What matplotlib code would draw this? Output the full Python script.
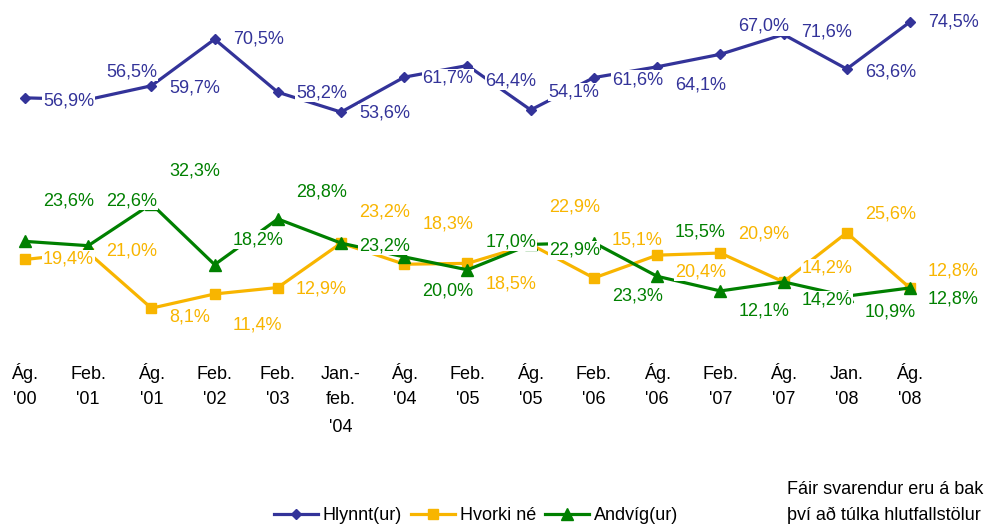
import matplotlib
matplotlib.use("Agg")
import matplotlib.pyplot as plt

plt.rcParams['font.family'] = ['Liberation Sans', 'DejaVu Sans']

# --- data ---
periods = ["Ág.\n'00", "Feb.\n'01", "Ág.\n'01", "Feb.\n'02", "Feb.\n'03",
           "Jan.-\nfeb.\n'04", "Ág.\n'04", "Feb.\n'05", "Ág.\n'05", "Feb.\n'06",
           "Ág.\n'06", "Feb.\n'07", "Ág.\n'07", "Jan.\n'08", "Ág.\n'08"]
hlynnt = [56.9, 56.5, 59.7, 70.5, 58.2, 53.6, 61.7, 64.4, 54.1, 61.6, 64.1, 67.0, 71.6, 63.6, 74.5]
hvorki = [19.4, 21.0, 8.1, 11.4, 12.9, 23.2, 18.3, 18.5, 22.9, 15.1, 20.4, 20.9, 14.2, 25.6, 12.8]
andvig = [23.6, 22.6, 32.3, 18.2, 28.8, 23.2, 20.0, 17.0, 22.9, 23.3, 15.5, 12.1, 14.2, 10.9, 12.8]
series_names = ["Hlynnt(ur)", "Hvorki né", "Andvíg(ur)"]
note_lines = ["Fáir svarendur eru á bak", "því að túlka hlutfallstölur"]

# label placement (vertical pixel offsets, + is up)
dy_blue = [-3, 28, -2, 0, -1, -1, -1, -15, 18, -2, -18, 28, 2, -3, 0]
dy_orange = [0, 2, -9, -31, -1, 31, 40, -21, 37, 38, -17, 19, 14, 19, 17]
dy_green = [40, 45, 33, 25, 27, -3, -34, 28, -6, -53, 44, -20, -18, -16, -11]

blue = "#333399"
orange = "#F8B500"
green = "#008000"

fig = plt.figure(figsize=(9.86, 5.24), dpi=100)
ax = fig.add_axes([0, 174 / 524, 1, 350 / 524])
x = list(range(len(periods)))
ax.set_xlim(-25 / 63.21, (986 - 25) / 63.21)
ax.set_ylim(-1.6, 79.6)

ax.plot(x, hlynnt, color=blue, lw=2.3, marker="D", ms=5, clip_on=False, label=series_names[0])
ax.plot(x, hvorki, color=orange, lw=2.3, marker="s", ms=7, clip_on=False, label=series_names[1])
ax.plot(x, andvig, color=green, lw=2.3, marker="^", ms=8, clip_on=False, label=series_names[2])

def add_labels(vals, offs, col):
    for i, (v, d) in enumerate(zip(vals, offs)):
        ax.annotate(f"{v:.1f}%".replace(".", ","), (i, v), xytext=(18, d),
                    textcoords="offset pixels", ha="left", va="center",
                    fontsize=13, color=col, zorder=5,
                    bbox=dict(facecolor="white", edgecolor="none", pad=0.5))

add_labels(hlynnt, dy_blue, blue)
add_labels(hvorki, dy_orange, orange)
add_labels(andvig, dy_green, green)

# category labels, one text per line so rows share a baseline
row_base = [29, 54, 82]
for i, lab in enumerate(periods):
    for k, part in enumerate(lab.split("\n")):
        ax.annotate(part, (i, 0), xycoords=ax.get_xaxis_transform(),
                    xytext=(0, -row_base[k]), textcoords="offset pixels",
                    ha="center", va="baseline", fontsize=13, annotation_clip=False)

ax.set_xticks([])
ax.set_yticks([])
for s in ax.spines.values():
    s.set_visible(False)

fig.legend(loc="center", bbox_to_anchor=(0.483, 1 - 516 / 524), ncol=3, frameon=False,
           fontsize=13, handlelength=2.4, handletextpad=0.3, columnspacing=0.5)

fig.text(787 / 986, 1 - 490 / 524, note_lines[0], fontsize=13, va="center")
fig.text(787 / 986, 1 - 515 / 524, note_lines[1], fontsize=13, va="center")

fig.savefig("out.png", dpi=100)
+--
PROBLEM TO WORK ON - From the opening line of the listing above through the line bearing "plt.rcParams['font.family'] = ['Liberation", repeat each line exactly. Drop every picture.

REPLY -
What matplotlib code would draw this? Output the full Python script.
import matplotlib
matplotlib.use("Agg")
import matplotlib.pyplot as plt

plt.rcParams['font.family'] = ['Liberation Sans', 'DejaVu Sans']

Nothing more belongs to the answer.